### Recorded information
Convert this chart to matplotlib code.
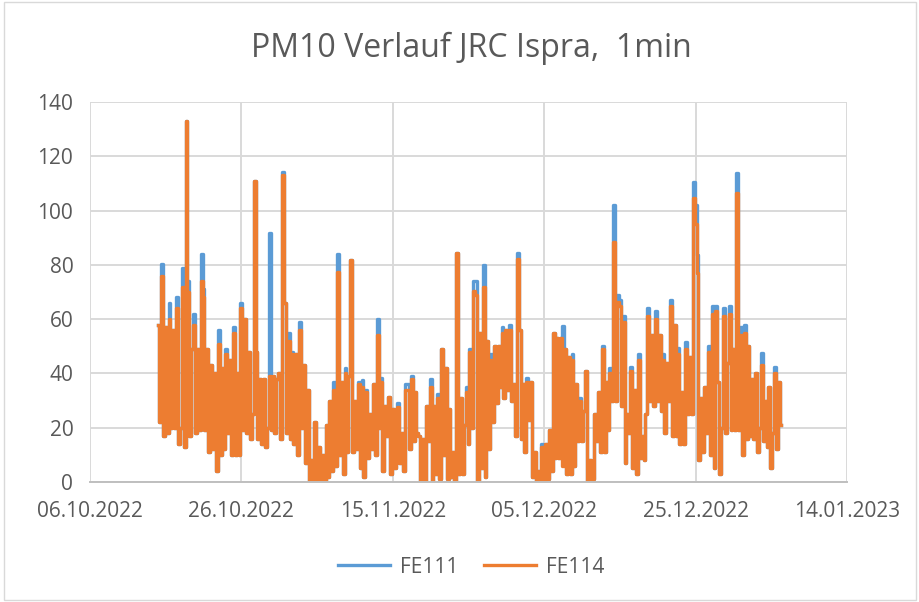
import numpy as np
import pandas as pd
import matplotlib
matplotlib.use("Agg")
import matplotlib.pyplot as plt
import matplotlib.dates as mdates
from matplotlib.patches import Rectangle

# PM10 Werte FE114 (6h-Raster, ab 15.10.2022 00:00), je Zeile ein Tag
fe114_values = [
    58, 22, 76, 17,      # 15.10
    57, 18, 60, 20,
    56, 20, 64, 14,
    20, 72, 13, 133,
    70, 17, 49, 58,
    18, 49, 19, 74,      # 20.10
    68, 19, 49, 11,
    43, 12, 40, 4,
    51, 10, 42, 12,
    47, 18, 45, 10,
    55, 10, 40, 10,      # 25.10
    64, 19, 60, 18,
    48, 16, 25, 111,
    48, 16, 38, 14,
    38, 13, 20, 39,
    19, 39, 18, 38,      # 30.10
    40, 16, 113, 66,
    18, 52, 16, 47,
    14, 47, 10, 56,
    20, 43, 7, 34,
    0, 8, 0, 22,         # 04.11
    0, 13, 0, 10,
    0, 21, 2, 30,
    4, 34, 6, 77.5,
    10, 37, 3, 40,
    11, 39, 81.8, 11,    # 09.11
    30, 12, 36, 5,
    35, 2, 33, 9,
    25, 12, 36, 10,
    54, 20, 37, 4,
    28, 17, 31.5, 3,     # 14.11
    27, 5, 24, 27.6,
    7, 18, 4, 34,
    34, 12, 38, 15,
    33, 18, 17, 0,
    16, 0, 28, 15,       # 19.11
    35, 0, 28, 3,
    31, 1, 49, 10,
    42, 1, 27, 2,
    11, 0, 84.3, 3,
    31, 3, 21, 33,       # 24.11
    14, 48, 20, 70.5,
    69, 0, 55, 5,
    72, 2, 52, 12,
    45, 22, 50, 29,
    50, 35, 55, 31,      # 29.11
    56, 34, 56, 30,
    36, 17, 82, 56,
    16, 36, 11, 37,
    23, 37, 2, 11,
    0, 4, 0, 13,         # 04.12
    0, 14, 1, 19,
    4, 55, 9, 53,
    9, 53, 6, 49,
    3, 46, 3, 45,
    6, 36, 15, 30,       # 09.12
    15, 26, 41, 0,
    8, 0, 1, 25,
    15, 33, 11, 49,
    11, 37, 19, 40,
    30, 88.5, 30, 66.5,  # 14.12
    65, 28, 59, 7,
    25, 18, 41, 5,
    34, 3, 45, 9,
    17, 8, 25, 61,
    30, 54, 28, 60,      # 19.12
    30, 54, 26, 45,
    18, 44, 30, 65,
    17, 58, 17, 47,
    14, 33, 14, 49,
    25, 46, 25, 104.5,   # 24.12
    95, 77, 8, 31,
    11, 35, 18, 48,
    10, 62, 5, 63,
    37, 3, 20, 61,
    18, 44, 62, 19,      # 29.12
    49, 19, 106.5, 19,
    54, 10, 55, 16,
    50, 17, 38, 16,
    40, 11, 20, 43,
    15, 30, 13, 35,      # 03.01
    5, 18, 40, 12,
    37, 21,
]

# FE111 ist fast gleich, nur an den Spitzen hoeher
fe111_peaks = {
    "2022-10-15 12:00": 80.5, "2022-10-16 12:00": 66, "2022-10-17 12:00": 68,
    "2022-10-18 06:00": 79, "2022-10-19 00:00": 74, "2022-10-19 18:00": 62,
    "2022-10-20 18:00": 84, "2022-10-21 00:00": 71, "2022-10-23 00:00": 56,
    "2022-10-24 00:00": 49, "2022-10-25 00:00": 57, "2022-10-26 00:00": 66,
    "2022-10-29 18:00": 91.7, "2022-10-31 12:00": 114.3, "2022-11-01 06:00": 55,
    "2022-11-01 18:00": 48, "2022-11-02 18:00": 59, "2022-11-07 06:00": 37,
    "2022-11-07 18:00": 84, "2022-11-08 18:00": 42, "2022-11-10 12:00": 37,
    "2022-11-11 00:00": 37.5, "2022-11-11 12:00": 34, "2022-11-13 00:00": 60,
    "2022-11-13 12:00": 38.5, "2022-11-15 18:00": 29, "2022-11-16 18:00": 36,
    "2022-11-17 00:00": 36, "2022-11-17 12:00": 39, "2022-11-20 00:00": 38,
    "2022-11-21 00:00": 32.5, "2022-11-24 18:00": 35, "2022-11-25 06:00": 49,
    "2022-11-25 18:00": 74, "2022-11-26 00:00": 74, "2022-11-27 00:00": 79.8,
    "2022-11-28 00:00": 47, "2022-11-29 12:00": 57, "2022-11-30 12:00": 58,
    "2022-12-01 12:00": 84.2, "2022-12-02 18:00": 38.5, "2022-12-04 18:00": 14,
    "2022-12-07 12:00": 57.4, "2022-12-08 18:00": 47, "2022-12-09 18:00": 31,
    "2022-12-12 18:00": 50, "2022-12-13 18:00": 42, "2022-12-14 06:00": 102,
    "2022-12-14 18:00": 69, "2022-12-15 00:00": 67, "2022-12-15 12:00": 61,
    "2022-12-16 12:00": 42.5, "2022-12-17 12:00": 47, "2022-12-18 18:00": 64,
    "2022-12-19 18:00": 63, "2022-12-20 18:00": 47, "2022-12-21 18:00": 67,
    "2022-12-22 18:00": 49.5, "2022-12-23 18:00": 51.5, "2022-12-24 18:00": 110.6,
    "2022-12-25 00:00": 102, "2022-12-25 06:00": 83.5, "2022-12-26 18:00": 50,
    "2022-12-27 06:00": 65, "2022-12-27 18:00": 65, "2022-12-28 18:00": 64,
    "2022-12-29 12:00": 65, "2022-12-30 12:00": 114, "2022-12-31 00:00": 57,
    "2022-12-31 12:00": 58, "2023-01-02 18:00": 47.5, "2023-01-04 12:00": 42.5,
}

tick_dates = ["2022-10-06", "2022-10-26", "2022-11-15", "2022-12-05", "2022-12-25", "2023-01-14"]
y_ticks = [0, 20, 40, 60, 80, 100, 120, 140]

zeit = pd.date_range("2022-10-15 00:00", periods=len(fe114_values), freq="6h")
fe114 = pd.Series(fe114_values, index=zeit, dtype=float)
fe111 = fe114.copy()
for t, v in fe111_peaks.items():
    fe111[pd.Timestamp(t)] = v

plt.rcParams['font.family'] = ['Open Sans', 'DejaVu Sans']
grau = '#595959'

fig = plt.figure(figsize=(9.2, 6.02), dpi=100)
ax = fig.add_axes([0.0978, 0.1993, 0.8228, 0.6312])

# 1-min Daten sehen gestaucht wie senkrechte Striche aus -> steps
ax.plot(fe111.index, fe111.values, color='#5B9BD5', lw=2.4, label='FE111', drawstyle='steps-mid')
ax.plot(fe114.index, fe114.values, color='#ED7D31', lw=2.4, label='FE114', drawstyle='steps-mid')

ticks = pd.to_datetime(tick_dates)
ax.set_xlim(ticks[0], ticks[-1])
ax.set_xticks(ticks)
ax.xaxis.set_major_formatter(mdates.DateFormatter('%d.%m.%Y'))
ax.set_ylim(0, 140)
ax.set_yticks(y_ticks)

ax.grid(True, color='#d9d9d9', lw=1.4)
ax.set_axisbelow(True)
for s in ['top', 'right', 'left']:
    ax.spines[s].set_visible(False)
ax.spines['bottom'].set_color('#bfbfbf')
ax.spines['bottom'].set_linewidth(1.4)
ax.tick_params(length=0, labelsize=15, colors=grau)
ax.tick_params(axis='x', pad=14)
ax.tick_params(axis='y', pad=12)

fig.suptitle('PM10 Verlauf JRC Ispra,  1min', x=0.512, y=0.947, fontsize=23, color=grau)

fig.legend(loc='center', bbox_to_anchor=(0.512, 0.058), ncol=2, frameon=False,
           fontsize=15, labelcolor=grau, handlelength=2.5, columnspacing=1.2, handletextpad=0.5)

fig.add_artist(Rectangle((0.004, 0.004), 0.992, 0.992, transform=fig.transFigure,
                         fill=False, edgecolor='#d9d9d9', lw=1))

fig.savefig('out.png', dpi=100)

### Exercise instructions
Please repeat exactly the data above from its first line to the line that contains "from matplotlib.patches import Rectangle", inclusive, and leave every picture out.

### Finished exercise
Convert this chart to matplotlib code.
import numpy as np
import pandas as pd
import matplotlib
matplotlib.use("Agg")
import matplotlib.pyplot as plt
import matplotlib.dates as mdates
from matplotlib.patches import Rectangle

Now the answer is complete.